Work to be completed:
Quote the listing below in full and exactly as written, but omit every picture.

Stored data:

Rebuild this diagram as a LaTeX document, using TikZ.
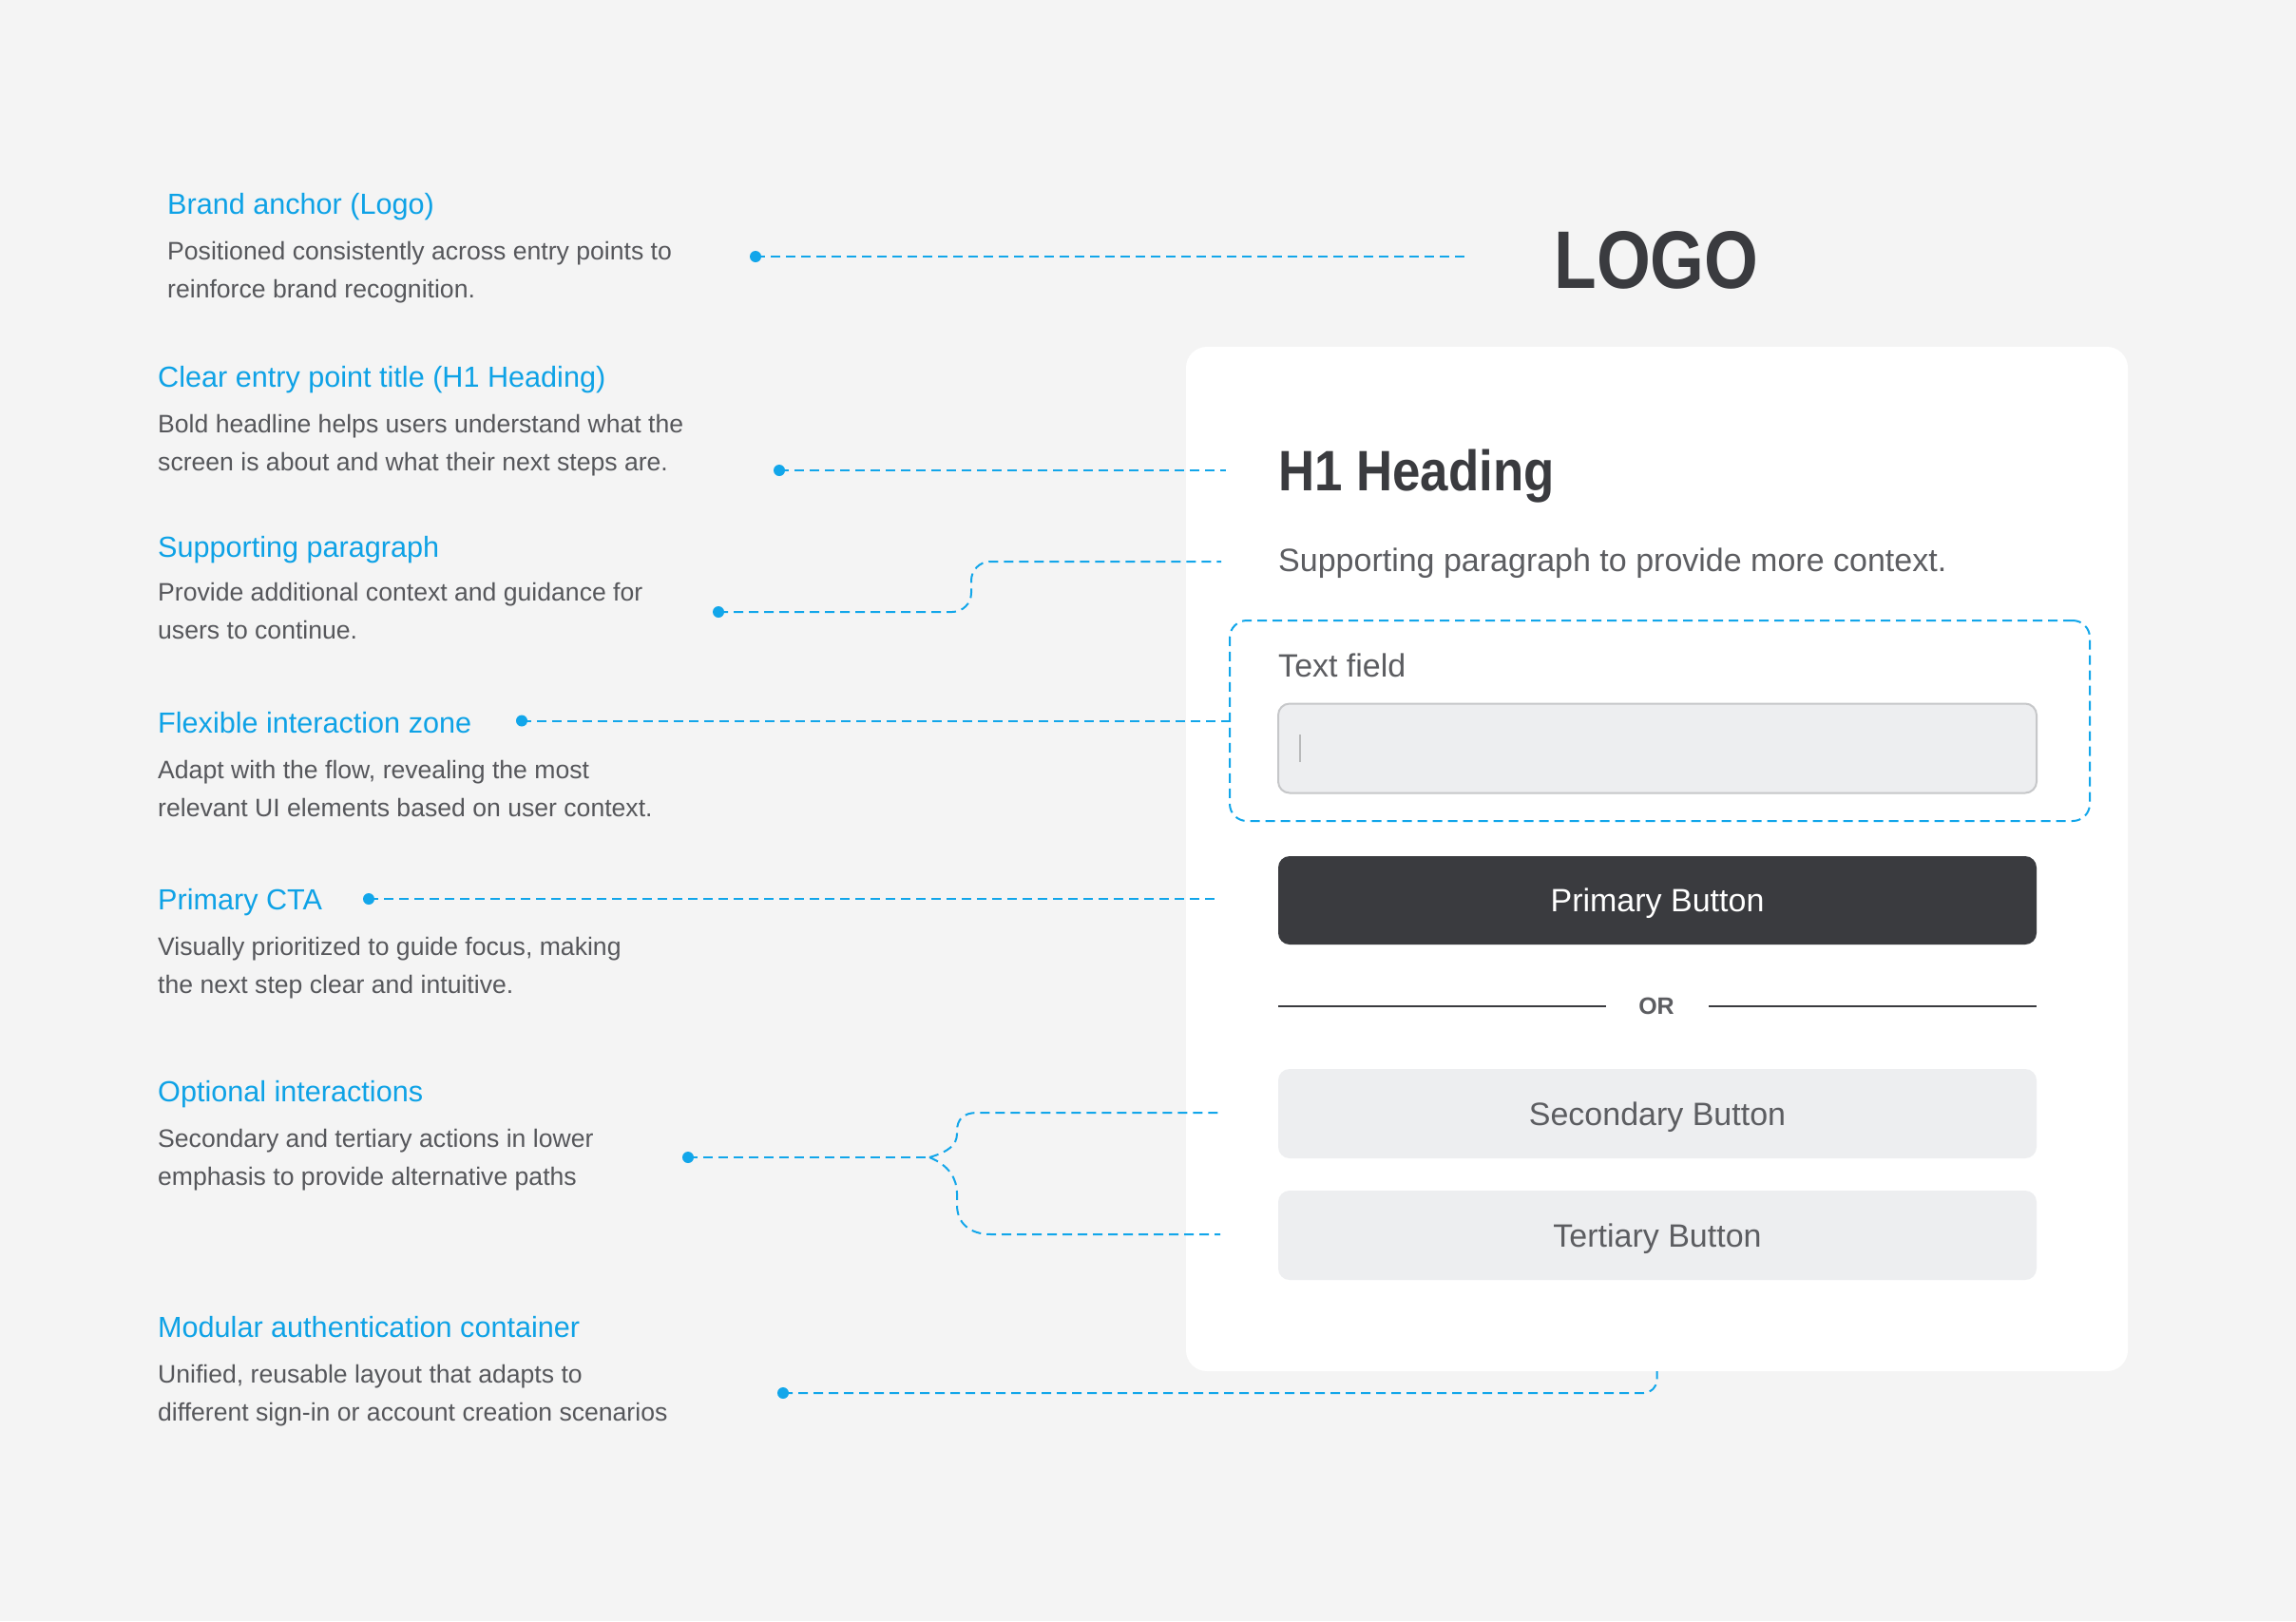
\documentclass[tikz,border=0pt]{standalone}
\usepackage{fontspec}
\setmainfont{Liberation Sans}
\definecolor{bg}{HTML}{F4F4F4}
\definecolor{annblue}{HTML}{0EA2E6}
\definecolor{lineblue}{HTML}{12A6EA}
\definecolor{descgray}{HTML}{56575B}
\definecolor{cardgray}{HTML}{5C5D61}
\definecolor{darkbtn}{HTML}{3A3B3F}
\definecolor{lightbtn}{HTML}{EDEEF0}
\definecolor{fieldborder}{HTML}{C6C7C9}
\tikzset{
  ann/.style={anchor=base west, inner sep=0pt, text=annblue, font=\fontsize{30.6}{37}\selectfont},
  desc/.style={anchor=base west, inner sep=0pt, text=descgray, font=\fontsize{26.6}{40}\selectfont},
  cardtxt/.style={anchor=base west, inner sep=0pt, text=cardgray, font=\fontsize{34}{40}\selectfont},
  conn/.style={draw=lineblue, line width=2pt, dash pattern=on 10pt off 6pt},
  dotm/.style={circle, fill=lineblue, inner sep=0pt, minimum size=12pt},
  btn/.style={rounded corners=12pt, minimum width=798pt, minimum height=94pt, inner sep=0pt, text height=24pt, text depth=0pt, font=\fontsize{34}{40}\selectfont},
}
\begin{document}
\begin{tikzpicture}[x=1pt,y=-1pt]
\path[fill=bg] (0,0) rectangle (2416,1706);
\useasboundingbox (0,0) rectangle (2416,1706);

% card
\node[fill=white, rounded corners=22pt, minimum width=991pt, minimum height=1078pt, inner sep=0pt] (card) at (1743.5,904) {};

% logo
\node[anchor=base, inner sep=0pt, text=darkbtn, font=\fontsize{86}{90}\bfseries] (logo) at (1743,303) {\scalebox{0.85}[1]{LOGO}};

% card contents
\node[anchor=base west, inner sep=0pt, text=darkbtn, font=\fontsize{60}{64}\bfseries] (h1) at (1345,516) {\scalebox{0.88}[1]{H1 Heading}};
\node[cardtxt] (para) at (1345,601) {Supporting paragraph to provide more context.};
\node[conn, rounded corners=18pt, minimum width=905pt, minimum height=211pt, inner sep=0pt] (zone) at (1746.5,758.5) {};
\node[cardtxt] (tflabel) at (1345,712) {Text field};
\node[btn, fill=lightbtn, draw=fieldborder, line width=2pt] (field) at (1744,787.5) {};
\coordinate (cur1) at (1368,773);
\coordinate (cur2) at (1368,802);
\draw[draw=fieldborder!80!gray, line width=1.5pt] (cur1) -- (cur2);
\node[btn, fill=darkbtn, text=white, minimum height=93pt] (primary) at (1744,947.5) {Primary Button};
\node[inner sep=0pt, text=cardgray, font=\fontsize{25}{30}\bfseries] (or) at (1743,1059) {OR};
\coordinate (orl1) at (1345,1059);
\coordinate (orl2) at (1690,1059);
\coordinate (orr1) at (1798,1059);
\coordinate (orr2) at (2143,1059);
\draw[darkbtn, line width=2pt] (orl1) -- (orl2);
\draw[darkbtn, line width=2pt] (orr1) -- (orr2);
\node[btn, fill=lightbtn, text=cardgray] (secondary) at (1744,1172) {Secondary Button};
\node[btn, fill=lightbtn, text=cardgray] (tertiary) at (1744,1300) {Tertiary Button};

% annotations
\node[ann] (a1) at (176,225) {Brand anchor (Logo)};
\node[desc] (d1a) at (176,273) {Positioned consistently across entry points to};
\node[desc] (d1b) at (176,313) {reinforce brand recognition.};

\node[ann] (a2) at (166,407) {Clear entry point title (H1 Heading)};
\node[desc] (d2a) at (166,455) {Bold headline helps users understand what the};
\node[desc] (d2b) at (166,495) {screen is about and what their next steps are.};

\node[ann] (a3) at (166,586) {Supporting paragraph};
\node[desc] (d3a) at (166,632) {Provide additional context and guidance for};
\node[desc] (d3b) at (166,672) {users to continue.};

\node[ann] (a4) at (166,771) {Flexible interaction zone};
\node[desc] (d4a) at (166,819) {Adapt with the flow, revealing the most};
\node[desc] (d4b) at (166,859) {relevant UI elements based on user context.};

\node[ann] (a5) at (166,957) {Primary CTA};
\node[desc] (d5a) at (166,1005) {Visually prioritized to guide focus, making};
\node[desc] (d5b) at (166,1045) {the next step clear and intuitive.};

\node[ann] (a6) at (166,1159) {Optional interactions};
\node[desc] (d6a) at (166,1207) {Secondary and tertiary actions in lower};
\node[desc] (d6b) at (166,1247) {emphasis to provide alternative paths};

\node[ann] (a7) at (166,1407) {Modular authentication container};
\node[desc] (d7a) at (166,1455) {Unified, reusable layout that adapts to};
\node[desc] (d7b) at (166,1495) {different sign-in or account creation scenarios};

% dots
\node[dotm] (p1) at (795,270) {};
\node[dotm] (p2) at (820,495) {};
\node[dotm] (p3) at (756,644) {};
\node[dotm] (p4) at (549,758.5) {};
\node[dotm] (p5) at (388,946) {};
\node[dotm] (p6) at (724,1218) {};
\node[dotm] (p7) at (824,1466) {};

% connector ends
\coordinate (e1) at (1545,270);
\coordinate (e2) at (1290,495);
\coordinate (e3) at (1285,591);
\coordinate (e5) at (1283,946);
\coordinate (e6a) at (1284,1171);
\coordinate (e6b) at (1284,1299);
\coordinate (j6) at (978,1218);

% connectors
\draw[conn] (p1.center) -- (e1);
\draw[conn] (p2.center) -- (e2);
\draw[conn, rounded corners=20pt] (p3.center) -- (1022,644) -- (1022,591) -- (e3);
\draw[conn] (p4.center) -- (zone.west);
\draw[conn] (p5.center) -- (e5);
\draw[conn] (p6.center) -- (j6);
\draw[conn] (j6) .. controls (998,1212) and (1007,1205) .. (1007,1193) -- (1007,1190) .. controls (1007,1178) and (1014,1171) .. (1028,1171) -- (e6a);
\draw[conn] (j6) .. controls (998,1226) and (1007,1240) .. (1007,1256) -- (1007,1268) .. controls (1007,1287) and (1020,1299) .. (1043,1299) -- (e6b);
\draw[conn, rounded corners=14pt] (p7.center) -- (card.south |- p7.center) -- (card.south);
\end{tikzpicture}
\end{document}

Output of the task:
Rebuild this diagram as a LaTeX document, using TikZ.
\documentclass[tikz,border=0pt]{standalone}
\usepackage{fontspec}
\setmainfont{Liberation Sans}
\definecolor{bg}{HTML}{F4F4F4}
\definecolor{annblue}{HTML}{0EA2E6}
\definecolor{lineblue}{HTML}{12A6EA}
\definecolor{descgray}{HTML}{56575B}
\definecolor{cardgray}{HTML}{5C5D61}
\definecolor{darkbtn}{HTML}{3A3B3F}
\definecolor{lightbtn}{HTML}{EDEEF0}
\definecolor{fieldborder}{HTML}{C6C7C9}
\tikzset{
  ann/.style={anchor=base west, inner sep=0pt, text=annblue, font=\fontsize{30.6}{37}\selectfont},
  desc/.style={anchor=base west, inner sep=0pt, text=descgray, font=\fontsize{26.6}{40}\selectfont},
  cardtxt/.style={anchor=base west, inner sep=0pt, text=cardgray, font=\fontsize{34}{40}\selectfont},
  conn/.style={draw=lineblue, line width=2pt, dash pattern=on 10pt off 6pt},
  dotm/.style={circle, fill=lineblue, inner sep=0pt, minimum size=12pt},
  btn/.style={rounded corners=12pt, minimum width=798pt, minimum height=94pt, inner sep=0pt, text height=24pt, text depth=0pt, font=\fontsize{34}{40}\selectfont},
}
\begin{document}
\begin{tikzpicture}[x=1pt,y=-1pt]
\path[fill=bg] (0,0) rectangle (2416,1706);
\useasboundingbox (0,0) rectangle (2416,1706);

% card
\node[fill=white, rounded corners=22pt, minimum width=991pt, minimum height=1078pt, inner sep=0pt] (card) at (1743.5,904) {};

% logo
\node[anchor=base, inner sep=0pt, text=darkbtn, font=\fontsize{86}{90}\bfseries] (logo) at (1743,303) {\scalebox{0.85}[1]{LOGO}};

% card contents
\node[anchor=base west, inner sep=0pt, text=darkbtn, font=\fontsize{60}{64}\bfseries] (h1) at (1345,516) {\scalebox{0.88}[1]{H1 Heading}};
\node[cardtxt] (para) at (1345,601) {Supporting paragraph to provide more context.};
\node[conn, rounded corners=18pt, minimum width=905pt, minimum height=211pt, inner sep=0pt] (zone) at (1746.5,758.5) {};
\node[cardtxt] (tflabel) at (1345,712) {Text field};
\node[btn, fill=lightbtn, draw=fieldborder, line width=2pt] (field) at (1744,787.5) {};
\coordinate (cur1) at (1368,773);
\coordinate (cur2) at (1368,802);
\draw[draw=fieldborder!80!gray, line width=1.5pt] (cur1) -- (cur2);
\node[btn, fill=darkbtn, text=white, minimum height=93pt] (primary) at (1744,947.5) {Primary Button};
\node[inner sep=0pt, text=cardgray, font=\fontsize{25}{30}\bfseries] (or) at (1743,1059) {OR};
\coordinate (orl1) at (1345,1059);
\coordinate (orl2) at (1690,1059);
\coordinate (orr1) at (1798,1059);
\coordinate (orr2) at (2143,1059);
\draw[darkbtn, line width=2pt] (orl1) -- (orl2);
\draw[darkbtn, line width=2pt] (orr1) -- (orr2);
\node[btn, fill=lightbtn, text=cardgray] (secondary) at (1744,1172) {Secondary Button};
\node[btn, fill=lightbtn, text=cardgray] (tertiary) at (1744,1300) {Tertiary Button};

% annotations
\node[ann] (a1) at (176,225) {Brand anchor (Logo)};
\node[desc] (d1a) at (176,273) {Positioned consistently across entry points to};
\node[desc] (d1b) at (176,313) {reinforce brand recognition.};

\node[ann] (a2) at (166,407) {Clear entry point title (H1 Heading)};
\node[desc] (d2a) at (166,455) {Bold headline helps users understand what the};
\node[desc] (d2b) at (166,495) {screen is about and what their next steps are.};

\node[ann] (a3) at (166,586) {Supporting paragraph};
\node[desc] (d3a) at (166,632) {Provide additional context and guidance for};
\node[desc] (d3b) at (166,672) {users to continue.};

\node[ann] (a4) at (166,771) {Flexible interaction zone};
\node[desc] (d4a) at (166,819) {Adapt with the flow, revealing the most};
\node[desc] (d4b) at (166,859) {relevant UI elements based on user context.};

\node[ann] (a5) at (166,957) {Primary CTA};
\node[desc] (d5a) at (166,1005) {Visually prioritized to guide focus, making};
\node[desc] (d5b) at (166,1045) {the next step clear and intuitive.};

\node[ann] (a6) at (166,1159) {Optional interactions};
\node[desc] (d6a) at (166,1207) {Secondary and tertiary actions in lower};
\node[desc] (d6b) at (166,1247) {emphasis to provide alternative paths};

\node[ann] (a7) at (166,1407) {Modular authentication container};
\node[desc] (d7a) at (166,1455) {Unified, reusable layout that adapts to};
\node[desc] (d7b) at (166,1495) {different sign-in or account creation scenarios};

% dots
\node[dotm] (p1) at (795,270) {};
\node[dotm] (p2) at (820,495) {};
\node[dotm] (p3) at (756,644) {};
\node[dotm] (p4) at (549,758.5) {};
\node[dotm] (p5) at (388,946) {};
\node[dotm] (p6) at (724,1218) {};
\node[dotm] (p7) at (824,1466) {};

% connector ends
\coordinate (e1) at (1545,270);
\coordinate (e2) at (1290,495);
\coordinate (e3) at (1285,591);
\coordinate (e5) at (1283,946);
\coordinate (e6a) at (1284,1171);
\coordinate (e6b) at (1284,1299);
\coordinate (j6) at (978,1218);

% connectors
\draw[conn] (p1.center) -- (e1);
\draw[conn] (p2.center) -- (e2);
\draw[conn, rounded corners=20pt] (p3.center) -- (1022,644) -- (1022,591) -- (e3);
\draw[conn] (p4.center) -- (zone.west);
\draw[conn] (p5.center) -- (e5);
\draw[conn] (p6.center) -- (j6);
\draw[conn] (j6) .. controls (998,1212) and (1007,1205) .. (1007,1193) -- (1007,1190) .. controls (1007,1178) and (1014,1171) .. (1028,1171) -- (e6a);
\draw[conn] (j6) .. controls (998,1226) and (1007,1240) .. (1007,1256) -- (1007,1268) .. controls (1007,1287) and (1020,1299) .. (1043,1299) -- (e6b);
\draw[conn, rounded corners=14pt] (p7.center) -- (card.south |- p7.center) -- (card.south);
\end{tikzpicture}
\end{document}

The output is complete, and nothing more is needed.